Contactée à plusieurs reprises, l’ONG britannique dit “(ne pas avoir) d’information et ne (pas pouvoir) commenter l'état psychologique des anciens travailleurs d'Oxfam coupables d'abus sexuel en Haïti.” Pour la Dr Albert, seul un dépistage sérieux permettrait une réduction considérable des risques. Pourtant, au sein de grandes ONG comme la Croix-Rouge ou Médecins Sans Frontières (MSF), ce type de procédure n’est ni un passage obligé, ni un critère d'emploi.

Repenser le secteur humanitaire et ses actions

Lors du World Humanitarian Summit en 2016, Brendan McDonald et d'autres collègues ont tenté d'interpeller l’ONU, demandant à "faire du bien-être des travailleurs une priorité.” "La direction de l'OCHA m'a demandé de ne pas donner suite à l'affaire, ils ont tout simplement pensé que ce n’était pas un problème.” Il a depuis perdu espoir de convaincre la hiérarchie de l’importance de sa requête.

À l’écouter, le chemin semble long pour rendre plus sûr l’un des plus grands secteurs non réglementés du monde, où “l'intimidation, le harcèlement, la mauvaise direction, le licenciement arbitraire du personnel, le racisme inhérent, la misogynie, le harcèlement sexuel sont encore très présents."

Mais pour Amjad Saleem, responsable de la section Volontariat de la Croix-Rouge, le World Humanitarian Summit a tout de même permis d'ouvrir le dialogue afin de repenser le secteur humanitaire.

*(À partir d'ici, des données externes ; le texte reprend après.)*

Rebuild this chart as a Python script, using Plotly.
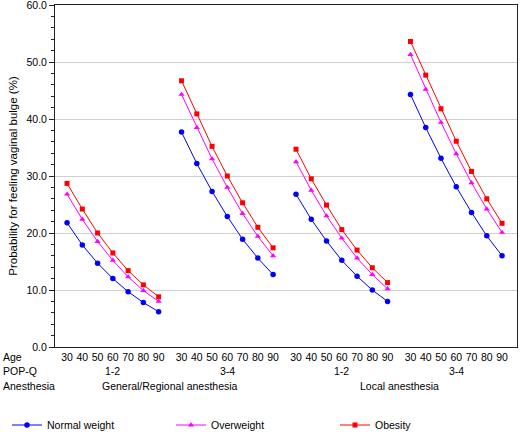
import plotly.graph_objects as go

ages = [30, 40, 50, 60, 70, 80, 90]
pop_q = ["1-2", "3-4", "1-2", "3-4"]
anesthesia = ["General/Regional anesthesia", "Local anesthesia"]

# values per group (GA 1-2, GA 3-4, LA 1-2, LA 3-4), each 7 ages
normal = [
    [21.8, 17.9, 14.7, 12.0, 9.7, 7.8, 6.2],
    [37.7, 32.2, 27.3, 22.9, 18.9, 15.6, 12.7],
    [26.8, 22.4, 18.6, 15.2, 12.4, 10.0, 8.0],
    [44.3, 38.5, 33.1, 28.1, 23.6, 19.5, 16.0],
]
overweight = [
    [26.8, 22.4, 18.5, 15.2, 12.3, 9.9, 8.0],
    [44.3, 38.5, 33.0, 28.0, 23.4, 19.4, 16.0],
    [32.5, 27.5, 23.0, 19.1, 15.6, 12.7, 10.2],
    [51.3, 45.2, 39.4, 33.9, 28.8, 24.2, 20.1],
]
obesity = [
    [28.7, 24.2, 20.0, 16.5, 13.4, 10.9, 8.8],
    [46.7, 40.9, 35.2, 30.0, 25.3, 21.0, 17.4],
    [34.7, 29.5, 24.9, 20.6, 17.0, 13.9, 11.3],
    [53.6, 47.7, 41.8, 36.1, 30.8, 26.0, 21.7],
]

GROUP_STEP = 7.5
FONT = "Liberation Sans, Arial, sans-serif"

series = [
    ("Normal weight", normal, "#0000FF", "circle", 5.5),
    ("Overweight", overweight, "#FF00FF", "triangle-up", 5.5),
    ("Obesity", obesity, "#FF0000", "square", 5),
]

fig = go.Figure()
tickvals, ticktext = [], []
for g in range(4):
    for i, a in enumerate(ages):
        tickvals.append(g * GROUP_STEP + i)
        ticktext.append(str(a))

for name, data, color, sym, sz in series:
    for g in range(4):
        xs = [g * GROUP_STEP + i for i in range(len(ages))]
        fig.add_trace(go.Scatter(
            x=xs, y=data[g], mode="lines+markers", name=name,
            legendgroup=name, showlegend=(g == 0),
            line=dict(color=color, width=1),
            marker=dict(color=color, symbol=sym, size=sz),
        ))

L, R, T, B = 55, 3, 5, 85
W, H = 520, 432
pw = W - L - R
ph = H - T - B

def px_to_xpaper(px):
    return (px - L) / pw

annotations = []
row_labels = [("Age", 357), ("POP-Q", 371), ("Anesthesia", 386)]
for txt, py in row_labels:
    annotations.append(dict(text=txt, xref="paper", yref="paper", x=px_to_xpaper(1), y=0,
                            xanchor="left", yanchor="middle", yshift=-(py - (H - B)),
                            showarrow=False, font=dict(family=FONT, size=10.5, color="#000")))
for g, p in enumerate(pop_q):
    annotations.append(dict(text=p, xref="x", yref="paper", x=g * GROUP_STEP + 3, y=0,
                            xanchor="center", yanchor="middle", yshift=-(371 - (H - B)),
                            showarrow=False, font=dict(family=FONT, size=10.5, color="#000")))
for k, an in enumerate(anesthesia):
    annotations.append(dict(text=an, xref="x", yref="paper", x=(2 * k) * GROUP_STEP + 3 + GROUP_STEP / 2,
                            y=0, xanchor="center", yanchor="middle", yshift=-(386 - (H - B)),
                            showarrow=False, font=dict(family=FONT, size=10.5, color="#000")))

fig.update_layout(
    width=W, height=H,
    margin=dict(l=L, r=R, t=T, b=B, autoexpand=False),
    paper_bgcolor="white", plot_bgcolor="white",
    font=dict(family=FONT, size=10.5, color="#000"),
    showlegend=True,
    legend=dict(orientation="h", x=px_to_xpaper(7), xanchor="left",
                y=(H - B - 425) / ph, yanchor="middle",
                entrywidth=119, entrywidthmode="pixels",
                font=dict(family=FONT, size=10.5), bgcolor="rgba(0,0,0,0)"),
    annotations=annotations,
)
fig.update_xaxes(
    range=[-0.79, 29.48], tickvals=tickvals, ticktext=ticktext, ticks="",
    showgrid=False, zeroline=False, showline=True, linecolor="#222", linewidth=1,
    mirror=True, tickfont=dict(family=FONT, size=10.5), automargin=False,
)
fig.update_yaxes(
    range=[0, 60], dtick=10, tickformat=".1f", ticks="outside", ticklen=5, tickcolor="#222",
    minor=dict(dtick=2, ticks="outside", ticklen=3, tickcolor="#222", showgrid=False),
    showgrid=True, gridcolor="#d0d0d0", gridwidth=1, zeroline=False,
    showline=True, linecolor="#222", linewidth=1, mirror=True, automargin=False,
    ticklabeloverflow="allow",
    title=dict(text="Probability for feeling vaginal bulge (%)", font=dict(family=FONT, size=11.5), standoff=6),
    tickfont=dict(family=FONT, size=10.5),
)

fig.write_html("out.html", config={"displayModeBar": False},
               post_script="document.body.style.margin='0';document.body.style.overflow='hidden';")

MSF, le HCR et la Croix-Rouge œuvrent dans ce sens par le biais d'ateliers sur la résilience, l'épuisement professionnel et le syndrome de stress post-traumatique. MSF communique ouvertement sur ses actions, notamment sur Twitter . Matthew Saltmarsh souligne justement que l'avenir d'un lieu de travail plus sûr dépendra de la volonté des organisations à montrer aux nouvelles générations de travailleurs qu'elles sont mieux préparées à les protéger et à les soutenir.